When you do speak up, any of the outcomes are beneficial. According to Torres, the other person ends up being receptive and appreciative, which deepens your relationship’s security; or they become upset and disappointed, and you’re able to work through it, also deepening the relationship; or they get upset and disappointed, and you’re unable to work through it, which helps you “move on from the relationship so that we create space for someone who is able to be receptive and loving when we show up fully. “
You can use your sensitivity to express yourself with empathy and compassion. You can start your talk on a positive note: “You’re a great friend and I’m telling you this because I care about you…” You can be vulnerable, share your feelings and take responsibility. (Learn more in this piece, along with specific examples.) You can be genuinely curious about the other person’s feelings and perspective, and listen fully when they speak. And you can remind yourself that your heart is important, too.
Find comfort outside your comfort zone. Your sensitive soul isn’t a hindrance that stops you from pursuing your desires and goals. You can still honor yourself as you try new, intimidating things. According to Torres, “going beyond your comfort zone is only helpful if you’re still in your resiliency zone or window of tolerance, meaning that you’re not so far out of your comfort zone that your body is going into fight or flight.”

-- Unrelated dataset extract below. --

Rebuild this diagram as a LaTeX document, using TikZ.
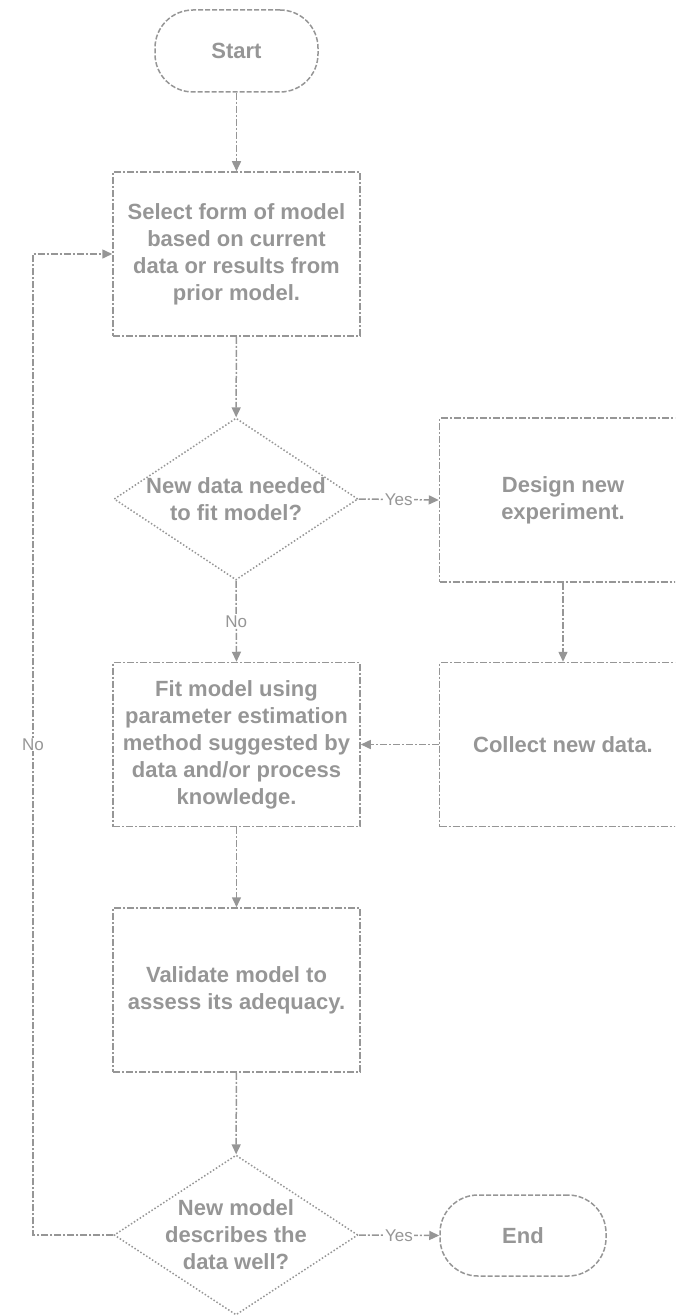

As you push past your edges, she suggested considering the resources that help you stay in your resiliency zone. For instance, you’ve decided to attend a networking event for podcasters. But you don’t know anyone. So you “bring a friend, reach out ahead of time to the organizer to know what to expect [and] brainstorm some easy conversation starters.” In other words, you prepare in a way that aligns with and is respectful of your sensitive nature.
Again, your sensitivity isn’t a problem or burden or obstacle you need to overcome. Rather, your sensitivity helps you notice things that others don’t, Torres said. Which is vital for both your profession, and your family life. Your sensitivity creates “space for others to be vulnerable and show up more fully.” You may notice that a friend is struggling with something that goes beyond baby blues—and support her in getting the help she needs. You may pick up on a client’s need, and find a creative way to accommodate it.
Your sensitive soul is a beautiful strength. It might take some time for you to realize it, but focus on respecting it anyway, even if acceptance isn’t a reality just yet. Act as if it is, and your thoughts will eventually follow.